Transcript from the "Transforms & Opacity" Lesson
[00:00:00]
>> Kevin Powell: The next ones are a little bit more interesting, it's our transforms. We have 4 different that we can do. We can scale, rotate, translate, and skew. So let's take a look at them. There's two different ways to do these now. We're going to start with the old school way and then do the more modern way. I've been doing the opposite a lot lately, but we'll start with the old way. The old way, they're called transforms, so we use a transform property.
[00:00:25]
And I choose what do I want to transform. I want to translate it. Translate means move. These are all functions, so they get the parentheses, 50 pixels, means it's going to move over by 50 pixels. 100 pixels, it will move down by 100 pixels. Pretty straightforward. This is what you should use instead of position relative if you want to move stuff around. I said that you generally don't do a position relative just to do a top, bottom, left and right.
[00:00:54]
I would use a transform instead. The next one we have is, let's just leave this in a comment actually. Just so I don't have to retype them after. There we go. The next one that we have is scale. So scale of one would be the element stays exactly the same, 1.5, I'm multiplying it by 1.5 or 0.5. I'm going to shrink it down by 0.5 and make it smaller. That's my scale. We've already seen that we can rotate things.
[00:01:36]
So here I can do a rotate. 45 degrees.

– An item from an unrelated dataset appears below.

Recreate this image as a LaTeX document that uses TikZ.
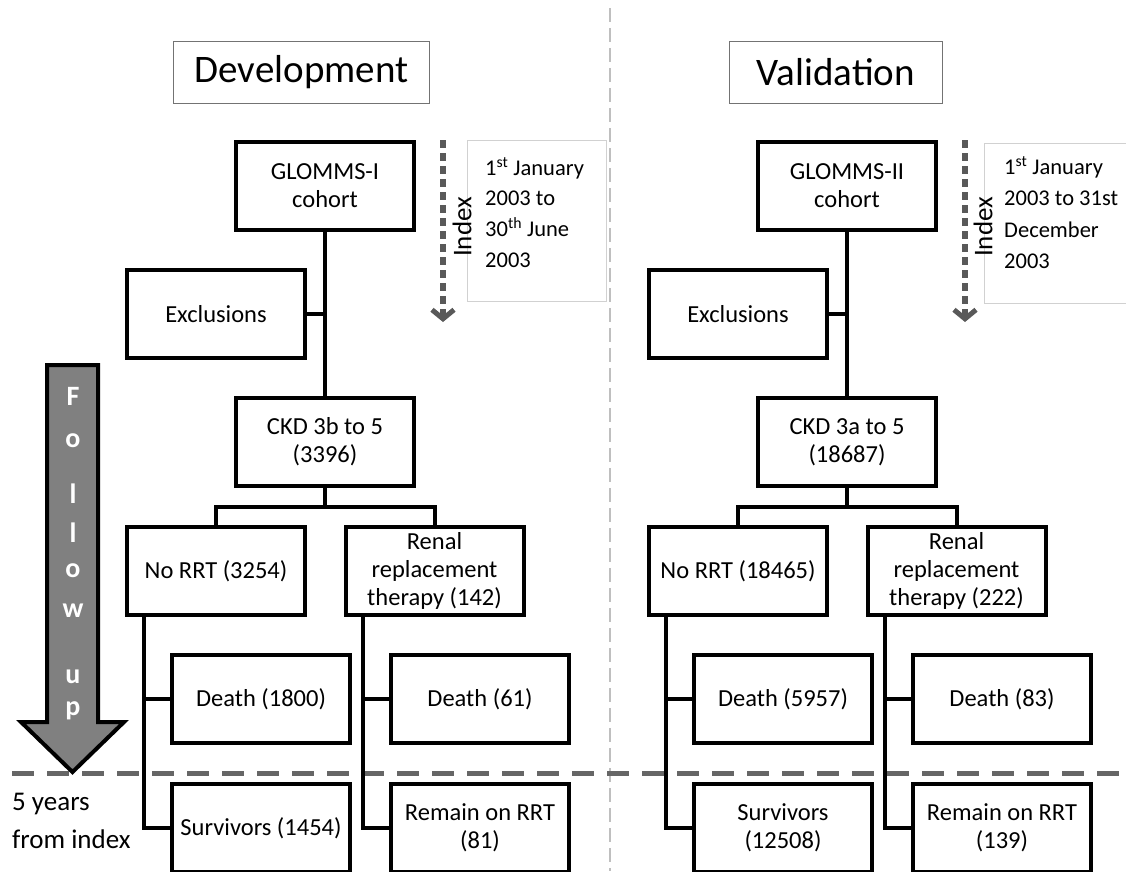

And we rotate it. A fun thing, a lot of people don't know, I'm always using degrees most of the time, but you can actually do like a 0.25 turn. And that's we're turning it, well, 0.25 a square, it's sideways now, but we don't know it. We'll do a 1.25. There we go. So you can use a turn unit if you want. Why you might want to do turn, let's just say, not the best example, but a box hover.
[00:02:16]
Transform. Of rotate. 1 turn, and this is at your 0 turn. And we're transitioning it, transition. Uh, transform. One second, that's a save for a quick demo, and it's spinning, it's doing one full turnaround. It looks like a lot more just cause the edges are going very quickly, but it's doing one full turn all the way around. So instead of doing 360 degrees, you could save a couple characters there.
[00:02:43]
Same type of thing though. And the last one I mentioned is skew. Oh, really fast actually with the transitions, transforms, you might notice that got a little glitchy at one point, I think. So when you start doing these things, it's possible like the mouse comes off as they're, there we go. If I go in a corner, it sort of goes wild. So just be careful with hover effects on things if the thing is moving, cause then you can get into these zones where it sort of starts glitching out a little bit.
[00:03:10]
But that was our rotate, so we can move that rotate off down here. I also don't want this hover effect, so we'll remove that. And the last one is our skew. Transform, skew, and we can skew an element, which is kind of weird. It's also with degrees. Say 25 degrees and it's going to skew, and I had my transition there, so that looked nice and cool when I did that. Let's go to a -25 and it skews the other way.
[00:03:43]
I can also say this is a 0. -25 and it will skew the other direction, and you could skew in both directions and it gets kind of weird. I don't know how it's going to look. Start whatever, you could start getting some weird shapes. Skew is probably the least used one out of all of them, and it's also the only one that now doesn't have its own property. So you don't have to use transform anymore for any of those ones that I pasted down here.
[00:04:09]
We're going to comment out that if you do want a, we saw it already, rotate, you can just say rotate and put a rotate like that on its own property, and it will rotate. I can add a scale 0.8, and it will scale down. And I can add a translate. 50 pixels, 50 pixels, and it's going to move over. I tend to use these more often just because it's a little bit easier. If you are doing animations or transitions with them, it means you don't have to repeat things that aren't changing, which is a little bit easier.
[00:04:44]
The one thing that's different is here I'm doing all three of these. They're going in a specific order. It's first it's doing the translate and then it's rotating it. So if I turn off my rotate. And then I turn my rotate back on. You see, it's already moved over, then it's doing it. If you're using the transform like the old way, it's not even a longhand, it's just the old way of doing it. Transform, and I say this is a rotate of 10 degrees.
[00:05:21]
And a translate. Of 50 pixels, 50 pixels. A little bit annoying. This is comma separated and the new one is not. That's one of the biggest inconsistencies in CSS is when do you include a comma separated list or a space separated list. You just have to learn those things. If it doesn't work with one, try the other, as we've been saying throughout. So in this case, I'm actually rotating first, then translating it.
[00:05:48]
If I move the rotate to this side, it will end up in a different position slightly. Now, it's not a huge difference. Let's just make this a little bit bigger, maybe. That was fun. If I move this over to this side again, we're going to see it's going to slide somewhere else. Cause it's rotating, then translating based on that rotation. That only is affecting if I'm using this. If I'm using these properties, it's always the same order, it's always the translate first, then the rotate.
[00:06:18]
So it's a little bit more consistent, which is one of the reasons I like doing the actual properties instead of using the transform, but sometimes you need something weird, maybe this is what you need. Just be aware of that where the order of these becomes very important because sometimes some strange things can happen. And when the rotate is first, it gets confusing cause we rotate, then we're translating off that rotation.